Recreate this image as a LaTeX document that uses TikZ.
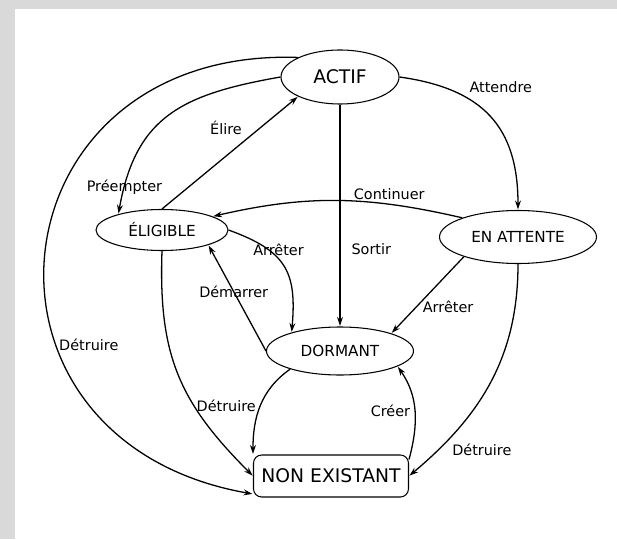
\documentclass[tikz,border=0pt]{standalone}
\usepackage{fontspec}
\setmainfont{DejaVu Sans}
\usetikzlibrary{arrows.meta, positioning, shapes.geometric}

\begin{document}
\begin{tikzpicture}[shorten >=0.5pt,node distance=2cm,on grid,>={Stealth[length=7.5pt,width=5pt]},
      every node/.style={font=\fontsize{12.3}{14}\selectfont},
      proc/.style={draw,ellipse,line width=0.9pt,inner sep=0pt,font=\fontsize{13}{15}\selectfont},
      gone/.style={draw,rounded corners=7pt,line width=0.9pt,inner sep=0pt,
        minimum width=4.65cm,minimum height=1.26cm},
      big/.style={font=\fontsize{16}{19}\selectfont},
      every edge/.style={draw,line width=1.1pt}]
      % scanned page
      \fill[gray!30] (-10.2,2.31) rectangle (8.31,-13.86);
      \fill[white] (-9.75,2.04) rectangle (8.31,-13.86);
      \useasboundingbox (-10.2,2.31) rectangle (8.31,-13.86);
      \node[proc,big,minimum width=3.54cm,minimum height=1.62cm] (actif) {ACTIF};
      \node[proc,minimum width=3.96cm,minimum height=1.23cm] (eligible) [below left=4.59cm and 5.34cm of actif] {ÉLIGIBLE};
      \node[proc,minimum width=4.71cm,minimum height=1.59cm] (attente) [below right=4.8cm and 5.34cm of actif] {EN ATTENTE};
      \node[proc,minimum width=4.41cm,minimum height=1.44cm] (dormant) [below=8.22cm of actif] {DORMANT};
      \node[gone,big] (nonex) [below left=3.75cm and 0.27cm of dormant] {NON EXISTANT};
      \path[->]
      (actif.west) edge [out=190,in=80,looseness=1.2] node [pos=0.9] {Préempter} (eligible.160)
      (eligible.north) edge node [pos=0.62,above left=0pt] {Élire} (actif.205)
      (actif.east) edge [out=-8,in=90,looseness=1.2] node [pos=0.32,above right] {Attendre} (attente.north)
      (actif.south) edge node [pos=0.65,right=6pt] {Sortir} (dormant.north)
      (attente.161) edge [out=167,in=13] node [pos=0.28,above] {Continuer} (eligible.15)
      (eligible.east) edge [out=-20,in=85,looseness=1.3] node [pos=0.3,xshift=0.3cm] {Arrêter} (dormant.159)
      (dormant.west) edge node [pos=0.56] {Démarrer} (eligible.-18)
      (attente.200) edge node [pos=0.66,right=2pt] {Arrêter} (dormant.19)
      (attente.south) edge [out=-90,in=40] node [pos=0.8,below right=0pt] {Détruire} (nonex.east)
      (dormant.200) edge [out=215,in=90] node [pos=0.5,left=0pt] {Détruire} (nonex.north west)
      (nonex.12) edge [out=75,in=-55] node [pos=0.5,left=0pt] {Créer} (dormant.-15)
      (eligible.south) edge [out=-92,in=135,looseness=1.1] (nonex.west)
      (actif.155) edge [out=178,in=170,looseness=1.8] node [pos=0.65,right=-2pt] {Détruire} (nonex.193);
    \end{tikzpicture}
\end{document}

########

WHAT TO PRODUCE: Output an exact copy of the material, with the pictures removed.

PROBLEM SOLUTION:
Recreate this image as a LaTeX document that uses TikZ.
\documentclass[tikz,border=0pt]{standalone}
\usepackage{fontspec}
\setmainfont{DejaVu Sans}
\usetikzlibrary{arrows.meta, positioning, shapes.geometric}

\begin{document}
\begin{tikzpicture}[shorten >=0.5pt,node distance=2cm,on grid,>={Stealth[length=7.5pt,width=5pt]},
      every node/.style={font=\fontsize{12.3}{14}\selectfont},
      proc/.style={draw,ellipse,line width=0.9pt,inner sep=0pt,font=\fontsize{13}{15}\selectfont},
      gone/.style={draw,rounded corners=7pt,line width=0.9pt,inner sep=0pt,
        minimum width=4.65cm,minimum height=1.26cm},
      big/.style={font=\fontsize{16}{19}\selectfont},
      every edge/.style={draw,line width=1.1pt}]
      % scanned page
      \fill[gray!30] (-10.2,2.31) rectangle (8.31,-13.86);
      \fill[white] (-9.75,2.04) rectangle (8.31,-13.86);
      \useasboundingbox (-10.2,2.31) rectangle (8.31,-13.86);
      \node[proc,big,minimum width=3.54cm,minimum height=1.62cm] (actif) {ACTIF};
      \node[proc,minimum width=3.96cm,minimum height=1.23cm] (eligible) [below left=4.59cm and 5.34cm of actif] {ÉLIGIBLE};
      \node[proc,minimum width=4.71cm,minimum height=1.59cm] (attente) [below right=4.8cm and 5.34cm of actif] {EN ATTENTE};
      \node[proc,minimum width=4.41cm,minimum height=1.44cm] (dormant) [below=8.22cm of actif] {DORMANT};
      \node[gone,big] (nonex) [below left=3.75cm and 0.27cm of dormant] {NON EXISTANT};
      \path[->]
      (actif.west) edge [out=190,in=80,looseness=1.2] node [pos=0.9] {Préempter} (eligible.160)
      (eligible.north) edge node [pos=0.62,above left=0pt] {Élire} (actif.205)
      (actif.east) edge [out=-8,in=90,looseness=1.2] node [pos=0.32,above right] {Attendre} (attente.north)
      (actif.south) edge node [pos=0.65,right=6pt] {Sortir} (dormant.north)
      (attente.161) edge [out=167,in=13] node [pos=0.28,above] {Continuer} (eligible.15)
      (eligible.east) edge [out=-20,in=85,looseness=1.3] node [pos=0.3,xshift=0.3cm] {Arrêter} (dormant.159)
      (dormant.west) edge node [pos=0.56] {Démarrer} (eligible.-18)
      (attente.200) edge node [pos=0.66,right=2pt] {Arrêter} (dormant.19)
      (attente.south) edge [out=-90,in=40] node [pos=0.8,below right=0pt] {Détruire} (nonex.east)
      (dormant.200) edge [out=215,in=90] node [pos=0.5,left=0pt] {Détruire} (nonex.north west)
      (nonex.12) edge [out=75,in=-55] node [pos=0.5,left=0pt] {Créer} (dormant.-15)
      (eligible.south) edge [out=-92,in=135,looseness=1.1] (nonex.west)
      (actif.155) edge [out=178,in=170,looseness=1.8] node [pos=0.65,right=-2pt] {Détruire} (nonex.193);
    \end{tikzpicture}
\end{document}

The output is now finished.